Source code of charts
===============
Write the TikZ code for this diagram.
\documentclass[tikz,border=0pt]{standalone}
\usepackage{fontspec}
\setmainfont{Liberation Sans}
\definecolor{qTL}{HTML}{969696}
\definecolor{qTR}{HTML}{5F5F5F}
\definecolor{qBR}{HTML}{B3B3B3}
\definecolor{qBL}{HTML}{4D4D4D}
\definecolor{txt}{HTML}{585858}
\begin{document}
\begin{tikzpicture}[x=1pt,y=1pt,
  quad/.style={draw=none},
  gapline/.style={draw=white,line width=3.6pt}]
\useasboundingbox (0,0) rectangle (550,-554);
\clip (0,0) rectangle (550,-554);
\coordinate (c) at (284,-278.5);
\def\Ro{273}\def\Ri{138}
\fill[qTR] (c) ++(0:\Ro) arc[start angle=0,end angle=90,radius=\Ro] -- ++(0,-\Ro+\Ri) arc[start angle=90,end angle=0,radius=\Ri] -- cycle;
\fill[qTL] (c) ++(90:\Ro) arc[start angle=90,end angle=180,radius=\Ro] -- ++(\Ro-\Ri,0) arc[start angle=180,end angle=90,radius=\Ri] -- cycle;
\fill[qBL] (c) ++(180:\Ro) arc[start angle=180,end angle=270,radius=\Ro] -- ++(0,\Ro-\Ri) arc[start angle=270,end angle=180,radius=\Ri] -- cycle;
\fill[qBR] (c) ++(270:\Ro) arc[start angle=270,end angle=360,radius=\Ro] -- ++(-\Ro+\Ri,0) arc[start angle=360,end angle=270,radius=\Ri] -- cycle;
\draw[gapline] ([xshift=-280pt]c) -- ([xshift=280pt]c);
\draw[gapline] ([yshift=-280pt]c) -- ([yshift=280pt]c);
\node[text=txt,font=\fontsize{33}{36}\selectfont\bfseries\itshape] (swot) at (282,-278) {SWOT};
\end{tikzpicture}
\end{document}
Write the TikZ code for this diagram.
===============
→ **What is being asked**
Return each entry from the material above exactly as it appears.

→ **Answer to the exercise**
Write the TikZ code for this diagram.
\documentclass[tikz,border=0pt]{standalone}
\usepackage{fontspec}
\setmainfont{Liberation Sans}
\definecolor{qTL}{HTML}{969696}
\definecolor{qTR}{HTML}{5F5F5F}
\definecolor{qBR}{HTML}{B3B3B3}
\definecolor{qBL}{HTML}{4D4D4D}
\definecolor{txt}{HTML}{585858}
\begin{document}
\begin{tikzpicture}[x=1pt,y=1pt,
  quad/.style={draw=none},
  gapline/.style={draw=white,line width=3.6pt}]
\useasboundingbox (0,0) rectangle (550,-554);
\clip (0,0) rectangle (550,-554);
\coordinate (c) at (284,-278.5);
\def\Ro{273}\def\Ri{138}
\fill[qTR] (c) ++(0:\Ro) arc[start angle=0,end angle=90,radius=\Ro] -- ++(0,-\Ro+\Ri) arc[start angle=90,end angle=0,radius=\Ri] -- cycle;
\fill[qTL] (c) ++(90:\Ro) arc[start angle=90,end angle=180,radius=\Ro] -- ++(\Ro-\Ri,0) arc[start angle=180,end angle=90,radius=\Ri] -- cycle;
\fill[qBL] (c) ++(180:\Ro) arc[start angle=180,end angle=270,radius=\Ro] -- ++(0,\Ro-\Ri) arc[start angle=270,end angle=180,radius=\Ri] -- cycle;
\fill[qBR] (c) ++(270:\Ro) arc[start angle=270,end angle=360,radius=\Ro] -- ++(-\Ro+\Ri,0) arc[start angle=360,end angle=270,radius=\Ri] -- cycle;
\draw[gapline] ([xshift=-280pt]c) -- ([xshift=280pt]c);
\draw[gapline] ([yshift=-280pt]c) -- ([yshift=280pt]c);
\node[text=txt,font=\fontsize{33}{36}\selectfont\bfseries\itshape] (swot) at (282,-278) {SWOT};
\end{tikzpicture}
\end{document}
Write the TikZ code for this diagram.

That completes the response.